I guess this is worth the try:
Of course it won’t work without other efforts. ICG suggests that what is needed is a commitment to comprehensive reform in Khartoum:
To encourage reforms in Khartoum, a united international community, particularly the African Union (AU), Arab League and UN, should put pressure on the NCP to accept a free and unhindered national dialogue aimed at creating a national stabilisation program that includes defined principles for establishing an inclusive constitutional arrangement accepted by all. A national reform agenda should include a program that accommodates all the people of Sudan and supports inclusive governance.
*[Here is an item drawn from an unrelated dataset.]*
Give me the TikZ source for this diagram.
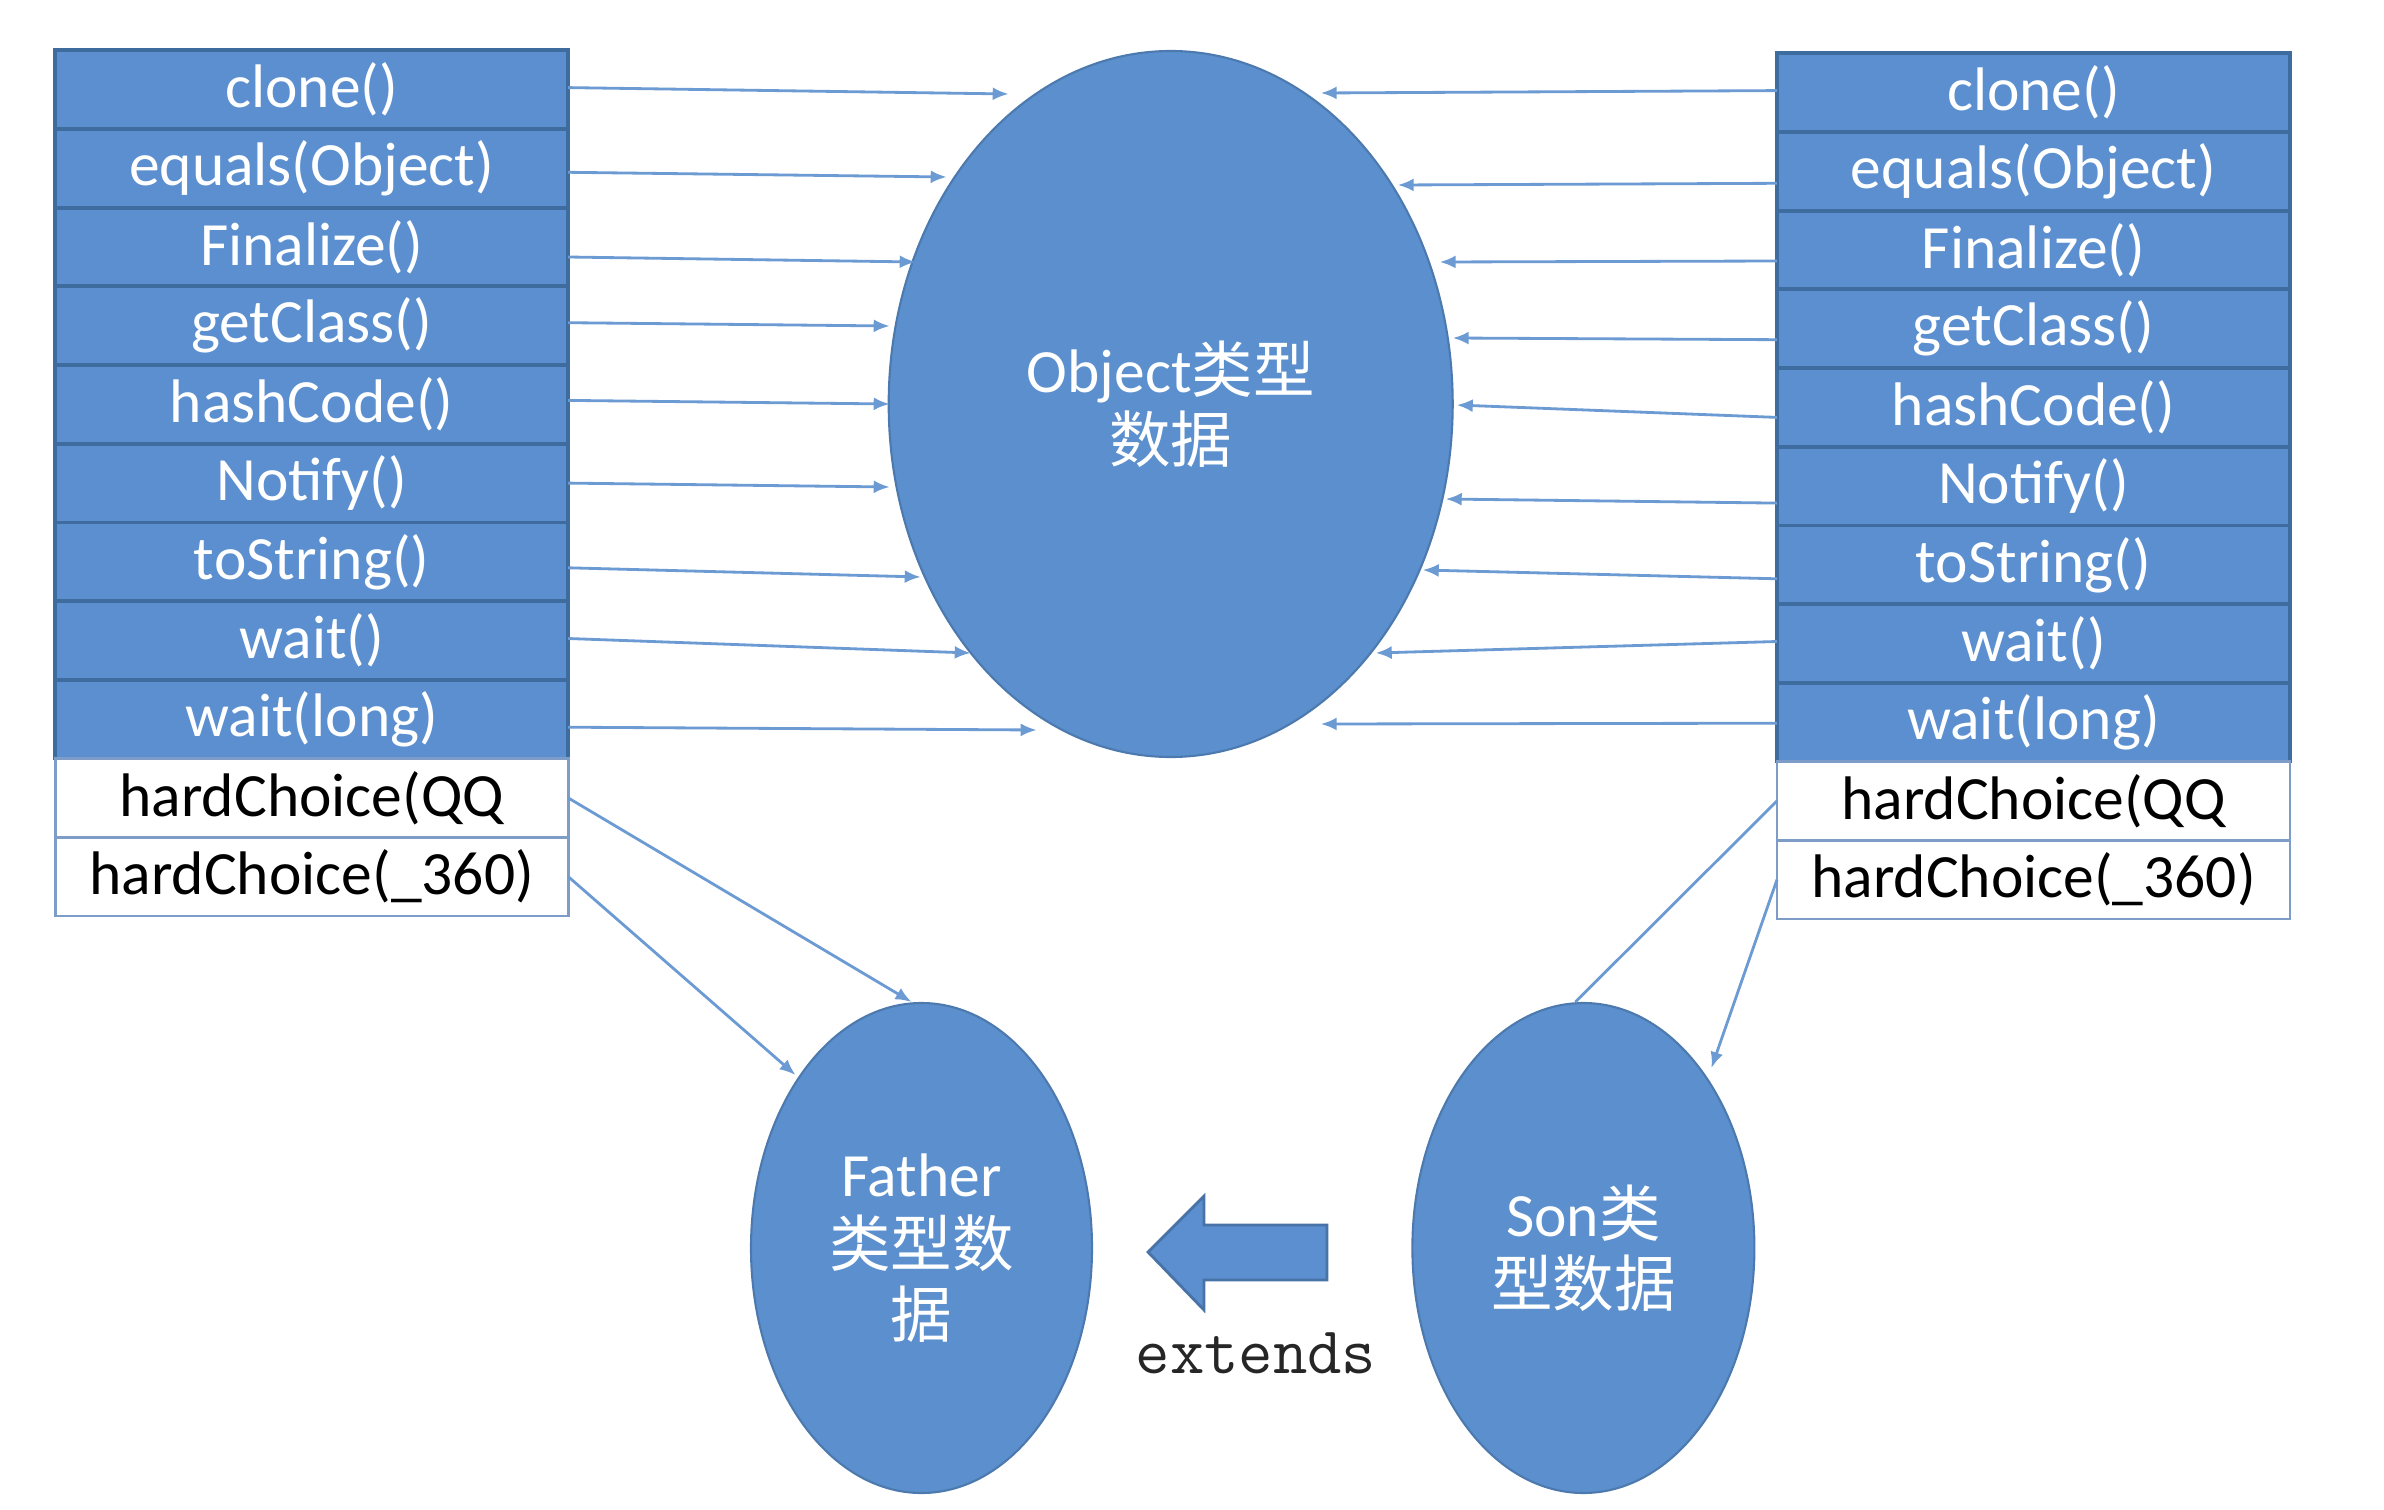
\documentclass[tikz,border=0pt]{standalone}
\usepackage{fontspec}
\usepackage{tikz}
\usepackage{xcolor}
\usetikzlibrary{positioning,shapes.geometric,arrows.meta}
\setmainfont{Carlito}
\newfontfamily\cjk{Noto Sans CJK SC}
\definecolor{cellblue}{HTML}{5B8FCF}
\definecolor{celledge}{HTML}{3F6C9E}
\definecolor{linkblue}{HTML}{6C9AD3}
\definecolor{whiteedge}{HTML}{7E9CC8}
\definecolor{ovalblue}{HTML}{5B8FCD}
\tikzset{
  bluecell/.style={draw=celledge,line width=1.1pt,fill=cellblue,text=white,
    minimum width=5.13cm,minimum height=0.787cm,inner sep=0pt,outer sep=0pt,
    font=\fontsize{17.5}{20}\selectfont},
  whitecell/.style={bluecell,draw=whiteedge,line width=0.8pt,fill=white,text=black},
  oval/.style={ellipse,draw=ovalblue!85!black,line width=0.6pt,fill=ovalblue,
    text=white,inner sep=0pt,align=center,font=\fontsize{17.5}{20}\selectfont},
  conn/.style={draw=linkblue,line width=0.8pt,-{Latex[length=1.6mm,width=1.3mm]}},
  plainlink/.style={draw=linkblue,line width=0.8pt},
}
\begin{document}
\begin{tikzpicture}
    \useasboundingbox (0,0) rectangle (23.84,-15.10);
    % Object, Father, Son
    \node[oval,minimum width=5.64cm,minimum height=7.06cm] (obj) at (11.707,-4.04) {Object{\cjk 类型}\\{\cjk 数据}};
    \node[oval,minimum width=3.41cm,minimum height=4.90cm] (fa) at (9.215,-12.48) {Father\\{\cjk 类型数}\\{\cjk 据}};
    \node[oval,minimum width=3.42cm,minimum height=4.90cm] (son) at (15.834,-12.48) {Son{\cjk 类}\\{\cjk 型数据}};
    %%%%%%%%%%%%%%%%%%%%%%%%%%%%%%%%%%
    % left table
    \node[bluecell] (l1) at (3.117,-0.896) {clone()};
    \foreach \txt/\sty [count=\i from 2] in {equals(Object)/bluecell,Finalize()/bluecell,
        getClass()/bluecell,hashCode()/bluecell,Notify()/bluecell,toString()/bluecell,
        wait()/bluecell,wait(long)/bluecell,hardChoice(QQ/whitecell,hardChoice(\_360)/whitecell}
      {\pgfmathtruncatemacro\j{\i-1}
       \node[\sty,below=0pt of l\j] (l\i) {\txt};}
    % right table
    \node[bluecell] (r1) at (20.335,-0.926) {clone()};
    \foreach \txt/\sty [count=\i from 2] in {equals(Object)/bluecell,Finalize()/bluecell,
        getClass()/bluecell,hashCode()/bluecell,Notify()/bluecell,toString()/bluecell,
        wait()/bluecell,wait(long)/bluecell,hardChoice(QQ/whitecell,hardChoice(\_360)/whitecell}
      {\pgfmathtruncatemacro\j{\i-1}
       \node[\sty,below=0pt of r\j] (r\i) {\txt};}
    %%%%%%%%%%%%%%%%%%%%%%%%%%%%%%%%%%
    \foreach \i/\s/\dx/\dy in {1/0.02/-1.62/3.10,2/-0.04/-2.24/2.27,3/-0.10/-2.55/1.42,4/0.03/-2.81/0.78,
        5/0.04/-2.81/0.00,6/0/-2.81/-0.83,7/-0.06/-2.50/-1.73,8/0.02/-2.00/-2.49,9/-0.08/-1.34/-3.26}
      \draw[conn] ([yshift=\s cm]l\i.east) -- ([shift={(\dx,\dy)}]obj.center); % left to Object
    \foreach \i/\s/\dx/\dy in {1/0.02/1.50/3.11,2/-0.12/2.27/2.19,3/-0.11/2.69/1.42,4/-0.11/2.82/0.66,
        5/-0.10/2.86/-0.01,6/-0.17/2.75/-0.95,7/-0.14/2.52/-1.66,8/0.02/2.05/-2.49,9/-0.01/1.50/-3.20}
      \draw[conn] ([yshift=\s cm]r\i.west) -- ([shift={(\dx,\dy)}]obj.center); % right to Object
    \draw[conn] (l10.east) -- ([xshift=-0.1cm]fa.north); % QQ
    \draw[conn] (l11.east) -- ([shift={(-1.26,1.73)}]fa.center); % 360
    \draw[plainlink] (r10.west) -- ([xshift=-0.08cm]son.north); % QQ
    \draw[conn] (r11.west) -- ([shift={(1.28,1.80)}]son.center); % 360
    %%%%%%%%%%%%%%%%%%%%%%%%%%%%%%%%%%
    \draw[fill=cellblue,draw=cellblue!80!black,line width=0.8pt] (11.48,-12.52) -- (12.04,-11.96) -- (12.04,-12.25)
      -- (13.27,-12.25) -- (13.27,-12.80) -- (12.04,-12.80) -- (12.04,-13.10) -- cycle; % extends arrow
    \node[font=\ttfamily\fontsize{19}{22}\selectfont,text=black!85] (ext) at (12.56,-13.53) {extends};
\end{tikzpicture}
\end{document}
The NCP must make genuine efforts to end impunity in Darfur, Southern Kordofan and Blue Nile and allow humanitarian agencies unhindered access, as well as support the efforts of the AU-UN Hybrid Mission in Darfur (UNAMID) and UNISFA to protect civilians.
Wishing won’t make it so, and it is unlikely to happen any time soon.
American Special Envoy Princeton Lyman claims all concerned want to avoid all out war, but in the meanwhile Khartoum is celebrating the supposed reconquest of the Heglig oil field, which South Sudan had captured but also agreed to vacate.
At this point, President Obama should be satisfied if Khartoum and Juba come to the table to resolve their differences on oil, which is the issue that has caused the recent dustup and the one both sides think most worth fighting about. ICG’s comprehensive reform may have to wait.